> _Short problem_:
All lines in the records below from the line with "Write the Plotly code for this chart." through the line with "MENU_LEFTS = [16, 97, 165, 228, 284, 385, 470]" are to be given again exactly, both ends included; the pictures are to be left out.

(Entries with chart source code)
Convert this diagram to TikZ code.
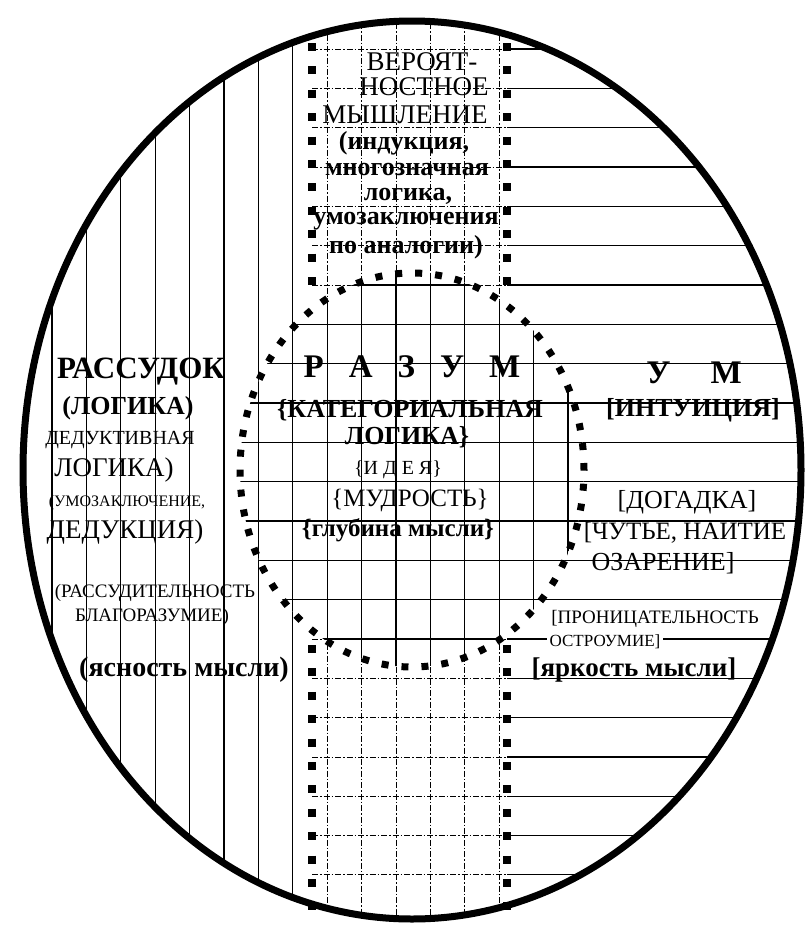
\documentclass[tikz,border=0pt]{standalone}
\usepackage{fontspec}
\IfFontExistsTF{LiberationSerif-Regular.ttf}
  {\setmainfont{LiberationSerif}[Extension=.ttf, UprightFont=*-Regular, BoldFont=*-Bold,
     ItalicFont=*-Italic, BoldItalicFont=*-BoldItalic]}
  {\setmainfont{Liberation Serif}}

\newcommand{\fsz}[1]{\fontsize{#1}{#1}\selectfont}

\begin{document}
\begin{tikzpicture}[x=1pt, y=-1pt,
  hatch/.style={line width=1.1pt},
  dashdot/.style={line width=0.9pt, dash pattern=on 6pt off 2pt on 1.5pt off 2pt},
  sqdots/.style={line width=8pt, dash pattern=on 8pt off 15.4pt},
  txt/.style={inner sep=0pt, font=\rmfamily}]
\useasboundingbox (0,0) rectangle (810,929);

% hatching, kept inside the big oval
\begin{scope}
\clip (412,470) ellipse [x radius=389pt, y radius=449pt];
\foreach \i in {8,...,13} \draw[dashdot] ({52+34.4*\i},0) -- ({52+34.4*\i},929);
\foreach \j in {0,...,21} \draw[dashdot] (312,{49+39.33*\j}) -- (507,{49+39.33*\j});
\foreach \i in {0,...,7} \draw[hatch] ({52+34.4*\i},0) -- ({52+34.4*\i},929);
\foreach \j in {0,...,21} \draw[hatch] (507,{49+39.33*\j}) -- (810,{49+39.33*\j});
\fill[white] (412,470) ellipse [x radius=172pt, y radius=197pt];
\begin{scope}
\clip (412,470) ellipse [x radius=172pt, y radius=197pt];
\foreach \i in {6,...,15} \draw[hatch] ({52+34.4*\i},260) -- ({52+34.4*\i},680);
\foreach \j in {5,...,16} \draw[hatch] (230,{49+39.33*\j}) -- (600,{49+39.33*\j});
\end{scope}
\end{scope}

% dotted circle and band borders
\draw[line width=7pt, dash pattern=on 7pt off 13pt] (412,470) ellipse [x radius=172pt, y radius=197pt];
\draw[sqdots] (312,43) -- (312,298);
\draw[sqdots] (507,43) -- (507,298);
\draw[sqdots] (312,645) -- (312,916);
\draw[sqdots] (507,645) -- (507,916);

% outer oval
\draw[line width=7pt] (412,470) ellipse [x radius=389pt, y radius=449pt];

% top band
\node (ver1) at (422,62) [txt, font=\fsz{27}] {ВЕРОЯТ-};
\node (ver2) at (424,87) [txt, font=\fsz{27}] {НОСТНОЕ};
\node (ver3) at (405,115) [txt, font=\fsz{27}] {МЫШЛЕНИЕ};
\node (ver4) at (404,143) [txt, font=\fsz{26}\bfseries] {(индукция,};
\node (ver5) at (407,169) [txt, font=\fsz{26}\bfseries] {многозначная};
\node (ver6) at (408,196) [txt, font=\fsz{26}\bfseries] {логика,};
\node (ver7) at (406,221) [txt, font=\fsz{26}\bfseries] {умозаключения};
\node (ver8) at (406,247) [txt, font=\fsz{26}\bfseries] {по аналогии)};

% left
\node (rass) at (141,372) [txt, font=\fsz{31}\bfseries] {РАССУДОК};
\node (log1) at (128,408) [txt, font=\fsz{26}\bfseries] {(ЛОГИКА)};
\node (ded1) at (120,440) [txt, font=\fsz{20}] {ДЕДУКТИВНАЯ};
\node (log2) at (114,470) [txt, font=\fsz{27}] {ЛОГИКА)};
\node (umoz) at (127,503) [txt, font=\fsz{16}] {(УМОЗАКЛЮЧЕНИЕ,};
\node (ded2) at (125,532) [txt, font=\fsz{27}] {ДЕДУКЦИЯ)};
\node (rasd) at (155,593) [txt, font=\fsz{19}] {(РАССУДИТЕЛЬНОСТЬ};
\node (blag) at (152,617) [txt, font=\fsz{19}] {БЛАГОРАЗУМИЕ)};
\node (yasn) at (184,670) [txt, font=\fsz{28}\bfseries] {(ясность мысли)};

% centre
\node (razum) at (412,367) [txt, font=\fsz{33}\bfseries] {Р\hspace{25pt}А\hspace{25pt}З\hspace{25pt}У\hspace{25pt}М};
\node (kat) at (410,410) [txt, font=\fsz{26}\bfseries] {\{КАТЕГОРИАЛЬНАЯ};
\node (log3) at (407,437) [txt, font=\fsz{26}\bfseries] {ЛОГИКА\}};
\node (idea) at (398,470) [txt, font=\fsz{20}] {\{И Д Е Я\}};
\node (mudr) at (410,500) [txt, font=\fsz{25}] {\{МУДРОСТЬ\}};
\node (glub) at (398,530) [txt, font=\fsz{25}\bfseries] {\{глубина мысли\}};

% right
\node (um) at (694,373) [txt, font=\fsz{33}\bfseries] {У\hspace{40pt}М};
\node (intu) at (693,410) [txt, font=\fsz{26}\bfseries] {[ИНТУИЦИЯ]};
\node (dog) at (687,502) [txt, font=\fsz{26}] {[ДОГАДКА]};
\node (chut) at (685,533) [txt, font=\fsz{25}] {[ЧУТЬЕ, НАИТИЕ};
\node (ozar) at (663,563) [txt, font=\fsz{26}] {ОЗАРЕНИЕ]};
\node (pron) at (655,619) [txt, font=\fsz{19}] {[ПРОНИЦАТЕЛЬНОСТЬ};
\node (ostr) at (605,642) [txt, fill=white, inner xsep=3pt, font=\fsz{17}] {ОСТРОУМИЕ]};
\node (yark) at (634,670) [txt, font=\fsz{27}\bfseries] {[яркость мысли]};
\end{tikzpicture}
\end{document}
==
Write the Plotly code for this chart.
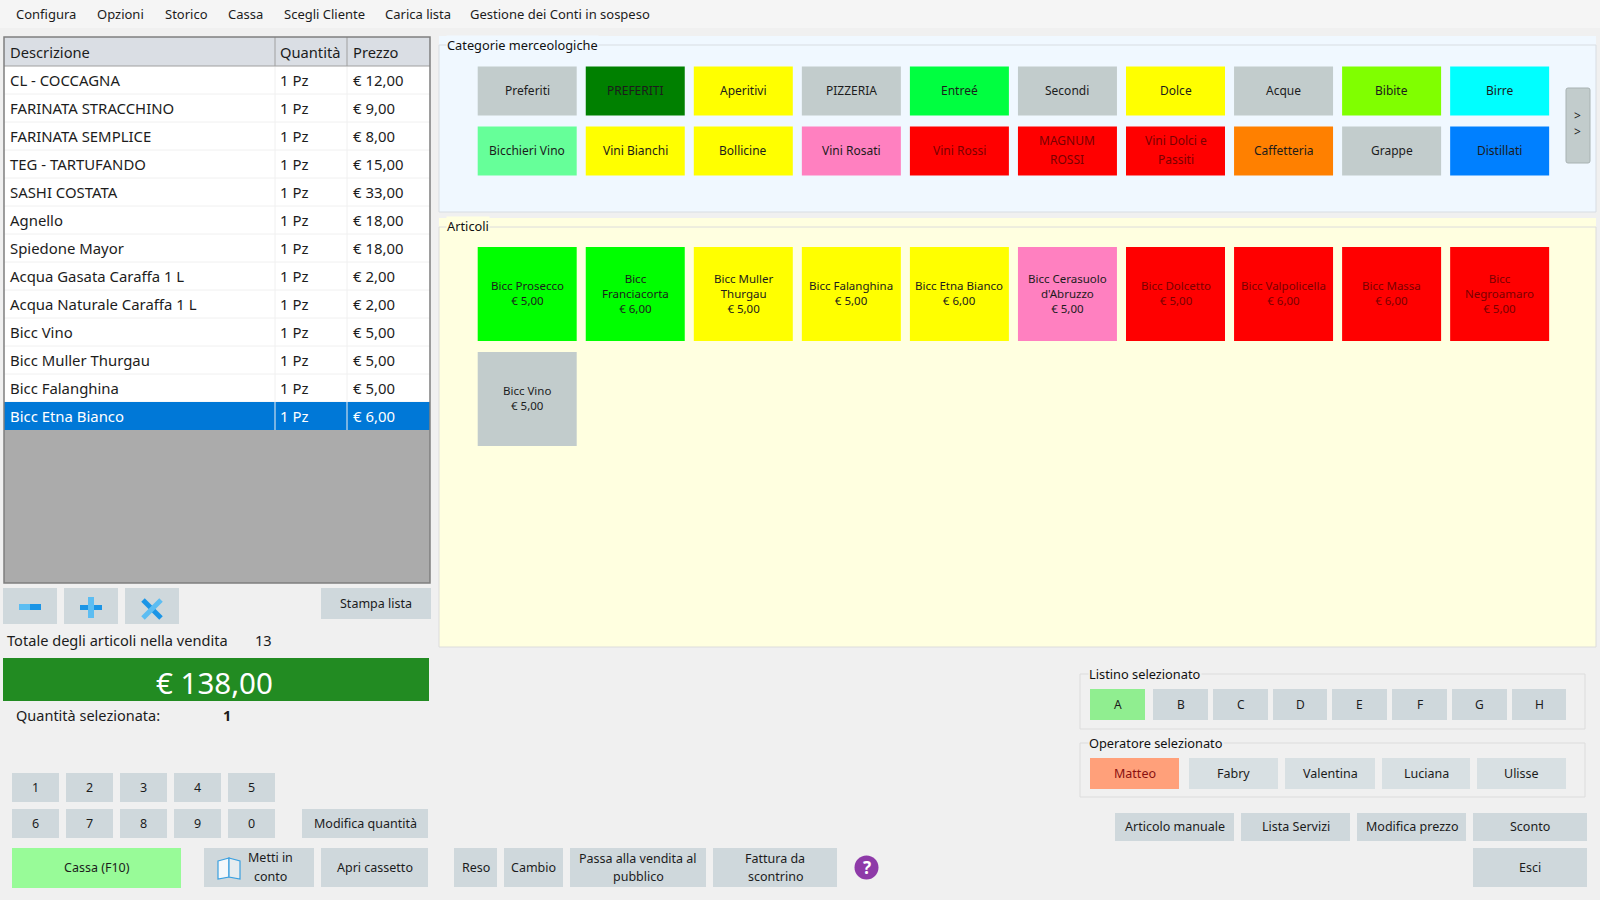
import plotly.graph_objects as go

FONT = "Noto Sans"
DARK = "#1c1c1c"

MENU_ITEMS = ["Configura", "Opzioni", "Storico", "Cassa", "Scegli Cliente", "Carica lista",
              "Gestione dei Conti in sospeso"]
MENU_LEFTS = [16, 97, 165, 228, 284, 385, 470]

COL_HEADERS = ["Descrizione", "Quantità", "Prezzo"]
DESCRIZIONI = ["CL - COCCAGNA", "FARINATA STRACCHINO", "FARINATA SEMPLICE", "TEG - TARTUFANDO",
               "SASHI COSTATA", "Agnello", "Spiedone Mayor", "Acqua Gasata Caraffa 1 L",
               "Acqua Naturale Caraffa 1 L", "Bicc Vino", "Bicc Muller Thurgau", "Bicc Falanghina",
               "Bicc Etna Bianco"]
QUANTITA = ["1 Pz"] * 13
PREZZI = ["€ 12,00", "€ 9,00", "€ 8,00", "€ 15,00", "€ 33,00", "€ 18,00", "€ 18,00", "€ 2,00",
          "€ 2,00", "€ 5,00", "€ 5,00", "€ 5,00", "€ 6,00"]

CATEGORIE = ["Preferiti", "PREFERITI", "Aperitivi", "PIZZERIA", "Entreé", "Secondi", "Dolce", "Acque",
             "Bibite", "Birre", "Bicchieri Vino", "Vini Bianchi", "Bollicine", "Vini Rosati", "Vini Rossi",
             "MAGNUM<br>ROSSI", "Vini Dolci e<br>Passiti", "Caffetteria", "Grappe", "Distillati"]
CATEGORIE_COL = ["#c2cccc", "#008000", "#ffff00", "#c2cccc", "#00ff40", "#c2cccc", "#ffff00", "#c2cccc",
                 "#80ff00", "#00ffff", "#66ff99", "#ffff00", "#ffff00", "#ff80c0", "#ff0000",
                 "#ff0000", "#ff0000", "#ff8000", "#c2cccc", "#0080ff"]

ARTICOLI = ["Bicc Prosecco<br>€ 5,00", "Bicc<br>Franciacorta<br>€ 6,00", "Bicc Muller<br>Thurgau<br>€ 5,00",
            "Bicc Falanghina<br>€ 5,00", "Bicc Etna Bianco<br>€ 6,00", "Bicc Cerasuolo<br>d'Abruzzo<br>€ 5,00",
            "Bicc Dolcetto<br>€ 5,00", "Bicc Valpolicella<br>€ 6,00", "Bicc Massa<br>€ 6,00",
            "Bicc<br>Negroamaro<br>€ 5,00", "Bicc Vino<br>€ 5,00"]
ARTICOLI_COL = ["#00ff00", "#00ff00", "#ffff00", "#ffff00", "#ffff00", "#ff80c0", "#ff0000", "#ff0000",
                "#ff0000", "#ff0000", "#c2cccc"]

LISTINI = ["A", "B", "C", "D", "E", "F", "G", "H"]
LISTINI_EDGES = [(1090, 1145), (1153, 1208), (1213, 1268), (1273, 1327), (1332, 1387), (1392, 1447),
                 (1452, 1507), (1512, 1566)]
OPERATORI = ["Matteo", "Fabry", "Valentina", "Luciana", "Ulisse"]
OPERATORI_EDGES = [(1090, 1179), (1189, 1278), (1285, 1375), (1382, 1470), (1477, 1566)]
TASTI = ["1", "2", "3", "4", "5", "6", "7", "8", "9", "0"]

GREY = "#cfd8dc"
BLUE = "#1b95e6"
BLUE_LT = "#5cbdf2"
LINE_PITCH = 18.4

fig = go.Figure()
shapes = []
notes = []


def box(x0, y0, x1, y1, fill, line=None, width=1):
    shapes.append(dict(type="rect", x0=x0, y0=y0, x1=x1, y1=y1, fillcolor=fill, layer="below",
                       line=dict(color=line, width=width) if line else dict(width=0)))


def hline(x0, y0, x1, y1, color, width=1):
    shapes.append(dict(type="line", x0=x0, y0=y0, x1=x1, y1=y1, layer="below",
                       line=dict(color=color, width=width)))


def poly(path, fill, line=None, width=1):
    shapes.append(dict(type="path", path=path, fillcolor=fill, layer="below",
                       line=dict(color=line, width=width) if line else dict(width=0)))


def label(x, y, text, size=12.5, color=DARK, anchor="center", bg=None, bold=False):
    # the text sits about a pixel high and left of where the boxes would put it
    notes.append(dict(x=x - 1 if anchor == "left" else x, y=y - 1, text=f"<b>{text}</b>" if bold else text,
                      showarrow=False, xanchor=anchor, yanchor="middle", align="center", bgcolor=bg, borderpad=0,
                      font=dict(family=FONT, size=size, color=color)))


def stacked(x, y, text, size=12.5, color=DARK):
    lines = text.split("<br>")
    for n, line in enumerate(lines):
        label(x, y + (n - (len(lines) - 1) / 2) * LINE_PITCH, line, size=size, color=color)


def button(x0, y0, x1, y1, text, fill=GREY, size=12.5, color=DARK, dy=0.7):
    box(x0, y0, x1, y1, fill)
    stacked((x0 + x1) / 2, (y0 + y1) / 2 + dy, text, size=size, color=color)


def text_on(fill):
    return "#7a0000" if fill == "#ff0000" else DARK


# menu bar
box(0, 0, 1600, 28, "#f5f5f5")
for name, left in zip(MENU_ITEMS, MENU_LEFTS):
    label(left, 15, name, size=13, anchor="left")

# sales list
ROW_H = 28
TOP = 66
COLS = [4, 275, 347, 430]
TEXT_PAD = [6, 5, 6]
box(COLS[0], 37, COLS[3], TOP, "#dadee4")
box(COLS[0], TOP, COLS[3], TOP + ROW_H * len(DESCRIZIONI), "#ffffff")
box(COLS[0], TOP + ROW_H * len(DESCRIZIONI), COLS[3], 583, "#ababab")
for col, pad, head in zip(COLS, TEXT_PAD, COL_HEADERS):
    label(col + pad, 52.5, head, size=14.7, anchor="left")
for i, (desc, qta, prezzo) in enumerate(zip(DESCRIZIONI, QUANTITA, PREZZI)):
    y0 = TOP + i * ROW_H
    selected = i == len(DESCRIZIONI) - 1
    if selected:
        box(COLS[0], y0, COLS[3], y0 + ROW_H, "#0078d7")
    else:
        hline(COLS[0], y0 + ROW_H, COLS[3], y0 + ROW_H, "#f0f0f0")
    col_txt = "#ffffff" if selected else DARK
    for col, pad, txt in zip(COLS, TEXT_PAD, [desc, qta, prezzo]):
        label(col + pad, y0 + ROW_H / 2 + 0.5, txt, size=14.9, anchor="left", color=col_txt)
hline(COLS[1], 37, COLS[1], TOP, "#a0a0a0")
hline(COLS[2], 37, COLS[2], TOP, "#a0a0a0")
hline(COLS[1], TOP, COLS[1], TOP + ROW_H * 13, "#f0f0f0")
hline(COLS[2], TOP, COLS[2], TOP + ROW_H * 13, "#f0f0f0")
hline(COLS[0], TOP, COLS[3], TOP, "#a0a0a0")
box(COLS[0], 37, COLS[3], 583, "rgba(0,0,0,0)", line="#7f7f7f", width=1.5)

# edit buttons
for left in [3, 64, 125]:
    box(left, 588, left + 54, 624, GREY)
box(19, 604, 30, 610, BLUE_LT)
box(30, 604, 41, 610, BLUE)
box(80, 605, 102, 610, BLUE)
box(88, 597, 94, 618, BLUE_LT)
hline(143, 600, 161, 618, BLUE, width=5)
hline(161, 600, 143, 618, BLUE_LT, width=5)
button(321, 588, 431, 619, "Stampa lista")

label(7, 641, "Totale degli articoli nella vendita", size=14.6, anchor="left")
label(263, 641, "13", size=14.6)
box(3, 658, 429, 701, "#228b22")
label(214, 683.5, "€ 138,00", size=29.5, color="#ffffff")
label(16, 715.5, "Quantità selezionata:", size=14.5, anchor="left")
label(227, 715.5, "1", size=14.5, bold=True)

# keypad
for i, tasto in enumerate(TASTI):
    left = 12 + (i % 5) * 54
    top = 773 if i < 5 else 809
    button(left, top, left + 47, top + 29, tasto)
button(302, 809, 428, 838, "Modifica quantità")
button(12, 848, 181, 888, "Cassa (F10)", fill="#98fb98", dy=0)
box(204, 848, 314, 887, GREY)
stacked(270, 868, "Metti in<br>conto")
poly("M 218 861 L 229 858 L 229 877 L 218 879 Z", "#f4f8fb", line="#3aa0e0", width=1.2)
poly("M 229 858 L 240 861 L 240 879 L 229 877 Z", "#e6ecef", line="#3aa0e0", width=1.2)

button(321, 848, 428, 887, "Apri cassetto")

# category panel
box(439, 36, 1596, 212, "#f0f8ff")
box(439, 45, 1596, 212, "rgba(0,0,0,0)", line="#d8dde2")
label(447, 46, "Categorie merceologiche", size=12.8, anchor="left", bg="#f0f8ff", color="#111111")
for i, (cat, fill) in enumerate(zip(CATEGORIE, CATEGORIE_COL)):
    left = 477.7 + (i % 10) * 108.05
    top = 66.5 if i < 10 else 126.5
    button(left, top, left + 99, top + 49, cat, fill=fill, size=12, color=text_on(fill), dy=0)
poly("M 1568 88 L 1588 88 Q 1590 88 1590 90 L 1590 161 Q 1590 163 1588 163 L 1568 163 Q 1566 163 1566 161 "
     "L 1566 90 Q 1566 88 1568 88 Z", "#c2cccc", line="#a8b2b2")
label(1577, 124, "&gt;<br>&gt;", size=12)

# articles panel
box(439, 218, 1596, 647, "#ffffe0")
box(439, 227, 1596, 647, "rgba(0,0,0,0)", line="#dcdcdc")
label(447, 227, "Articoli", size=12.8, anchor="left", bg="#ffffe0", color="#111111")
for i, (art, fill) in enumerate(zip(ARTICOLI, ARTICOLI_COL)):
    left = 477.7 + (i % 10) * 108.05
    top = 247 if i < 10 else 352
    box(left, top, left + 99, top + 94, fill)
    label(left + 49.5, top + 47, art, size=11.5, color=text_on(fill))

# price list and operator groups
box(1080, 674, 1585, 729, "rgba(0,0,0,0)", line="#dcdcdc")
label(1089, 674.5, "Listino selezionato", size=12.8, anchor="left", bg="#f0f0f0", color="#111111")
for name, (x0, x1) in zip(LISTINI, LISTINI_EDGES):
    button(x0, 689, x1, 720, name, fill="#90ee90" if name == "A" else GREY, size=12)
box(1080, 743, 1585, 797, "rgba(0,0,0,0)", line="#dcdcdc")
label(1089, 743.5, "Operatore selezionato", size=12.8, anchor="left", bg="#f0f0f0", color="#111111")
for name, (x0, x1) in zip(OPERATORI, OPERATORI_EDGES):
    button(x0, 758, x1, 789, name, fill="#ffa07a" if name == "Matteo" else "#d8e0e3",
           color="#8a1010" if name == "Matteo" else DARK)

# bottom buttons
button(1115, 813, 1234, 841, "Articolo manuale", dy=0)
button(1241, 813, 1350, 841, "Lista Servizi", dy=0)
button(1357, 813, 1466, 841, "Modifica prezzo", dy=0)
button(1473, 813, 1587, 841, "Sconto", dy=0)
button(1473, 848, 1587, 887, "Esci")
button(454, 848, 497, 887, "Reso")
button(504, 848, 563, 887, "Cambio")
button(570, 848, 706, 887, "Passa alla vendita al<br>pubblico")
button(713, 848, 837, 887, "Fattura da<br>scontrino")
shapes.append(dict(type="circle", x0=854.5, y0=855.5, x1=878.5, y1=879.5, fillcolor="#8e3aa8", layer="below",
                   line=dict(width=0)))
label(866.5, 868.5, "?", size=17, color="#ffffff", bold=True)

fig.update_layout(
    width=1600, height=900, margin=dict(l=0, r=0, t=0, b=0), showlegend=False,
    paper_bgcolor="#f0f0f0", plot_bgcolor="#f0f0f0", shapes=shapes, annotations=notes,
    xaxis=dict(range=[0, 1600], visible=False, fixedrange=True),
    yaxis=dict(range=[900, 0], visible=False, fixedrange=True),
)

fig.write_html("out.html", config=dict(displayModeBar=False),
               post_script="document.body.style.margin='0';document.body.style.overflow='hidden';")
--
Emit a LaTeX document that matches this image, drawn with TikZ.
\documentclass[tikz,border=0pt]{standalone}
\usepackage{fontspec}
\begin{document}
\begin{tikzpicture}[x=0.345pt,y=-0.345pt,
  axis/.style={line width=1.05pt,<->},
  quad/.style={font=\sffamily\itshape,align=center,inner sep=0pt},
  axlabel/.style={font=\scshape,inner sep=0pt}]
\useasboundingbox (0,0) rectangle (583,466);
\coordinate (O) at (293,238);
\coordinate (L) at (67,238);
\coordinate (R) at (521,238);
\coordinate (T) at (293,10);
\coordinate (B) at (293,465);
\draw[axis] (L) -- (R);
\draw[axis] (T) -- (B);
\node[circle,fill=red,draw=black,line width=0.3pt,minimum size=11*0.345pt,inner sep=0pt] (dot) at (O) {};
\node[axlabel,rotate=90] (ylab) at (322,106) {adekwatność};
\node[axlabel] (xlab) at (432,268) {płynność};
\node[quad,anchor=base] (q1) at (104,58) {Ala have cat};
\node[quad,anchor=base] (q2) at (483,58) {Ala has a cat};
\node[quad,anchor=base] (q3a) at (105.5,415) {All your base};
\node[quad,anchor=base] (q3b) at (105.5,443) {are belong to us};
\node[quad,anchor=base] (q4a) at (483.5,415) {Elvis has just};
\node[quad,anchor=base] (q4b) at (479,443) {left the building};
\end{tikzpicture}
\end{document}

> _Correct result_:
Write the Plotly code for this chart.
import plotly.graph_objects as go

FONT = "Noto Sans"
DARK = "#1c1c1c"

MENU_ITEMS = ["Configura", "Opzioni", "Storico", "Cassa", "Scegli Cliente", "Carica lista",
              "Gestione dei Conti in sospeso"]
MENU_LEFTS = [16, 97, 165, 228, 284, 385, 470]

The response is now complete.